‘Chilling effect’: DHS raids spread fear among migrants as Democrats blast Obama

© Lucy Nicholson
The Department of Homeland Security’s recent nationwide immigration raids have spread panic and fear among immigrants, many of whom have barricaded themselves in their homes. They have additionally triggered criticism of Obama’s tactics.

Over the weekend, the Department of Homeland Security (DHS) detained 121 people, mostly in Georgia, Texas and North Carolina.

“We’re talking about primarily women and children who were fleeing violence in Central America,” Sarang Sekhavat, federal policy director at the Massachusetts Immigrant and Refugee Advocacy Coalition (MIRA), told Boston-based WBUR radio.

Based on federal data, there are 89 potential deportees, to according Syracuse University’s TRAC Immigration site. These are immigrants who have entered the US after January 1, 2014 and since then have received orders of deportation. All of them are targets for the DHS raids.

However, ever since the Obama administration started imposing its deportation policies in late December, fear has spread far beyond migrants who’ve been served with orders.

“When I go to work, I feel, especially in the last three days, I go to work afraid because I honestly don’t know if I’m going to come back,” a 20-year-old man named Henry told the radio station. He and his sister were forced to flee their El Salvador home two months ago. They were threatened to be killed by a local gang after failing to pay a $2,000 extortion fee, the siblings, who prefer their names to be concealed, told reporters.

Cambridge-based attorney Alex Peredo Carroll also told WBUR that her clients, who are not at risk of being targeted by Immigration and Customs Enforcement (ICE) agents, are afraid anyway.

The panic and fear of being separated from loved ones and then deported has no borders. In New York, some people refused to leave their homes to go to work or get groceries. In other cases, parents terrified by raids decided not to take children to schools.

“For two days I didn’t go out; I just didn’t leave the house,” Joao, a day laborer on Staten Island, told the New York Times.

”We are afraid to go out,” Maria, a client of the Central American Legal Assistance office, also told the newspaper.

Following the January 4 raids, the Obama administration has been hit by a wave of criticism from Democrats, with some likening the President to Donald Trump. They have been accusing the government of separating families, terrifying children and putting detainees at risk by sending them back to unsafe parts of the world they were trying to escape.

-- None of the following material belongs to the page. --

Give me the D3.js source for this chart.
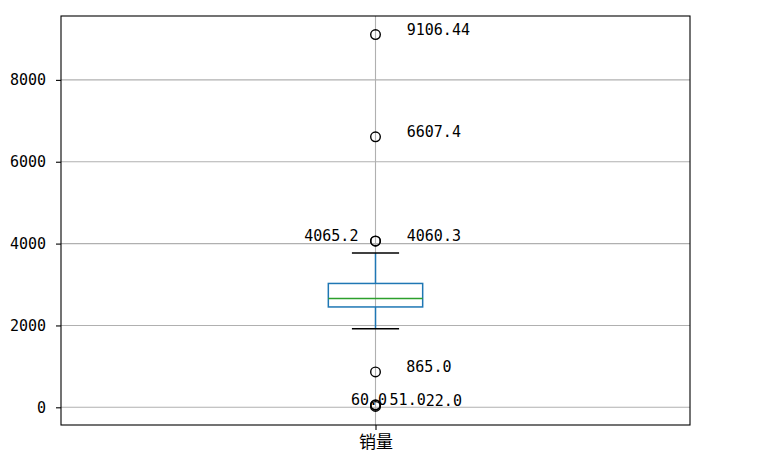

“It's not easy to demonstrate that you are fleeing death or persecution – real persecution – that could leave you in grave concern for your life,” Rep. Xavier Becerra (California), chairman of the House Democratic Caucus, told reporters, according to The Hill. “That would be my concern.”

Senator Bob Menendez (D-New Jersey) has warned of the “chilling effect” that the administration’s actions might have in perspective.

“I have deep concerns of the chilling effect these home raids will have among immigrant communities who will understandably be terrified and deterred from approaching law enforcement to report crimes and forced further into the shadows,” he told Politico.

Rep. Luis Gutiérrez (D-Illinois) has also spoken against the raids, arguing that this tactic will only “bring misery.”

“They will probably be deported, just like the 2 million before them deported by President Obama,” Gutiérrez said. “How they are treated and whether they get meaningful and true due process remains a question mark. What is undeniable is that such raids strike maximum fear in immigrant communities. Raids will not bring us order. Raids will only bring misery.”

He has accused the DHS of ignoring the real reasons behind illegal immigration, calling the raids “a cruel reminder of a discredited policy.”

However, the Obama administration has defended its raids, saying that is following guidelines the DHS adopted in November of 2014.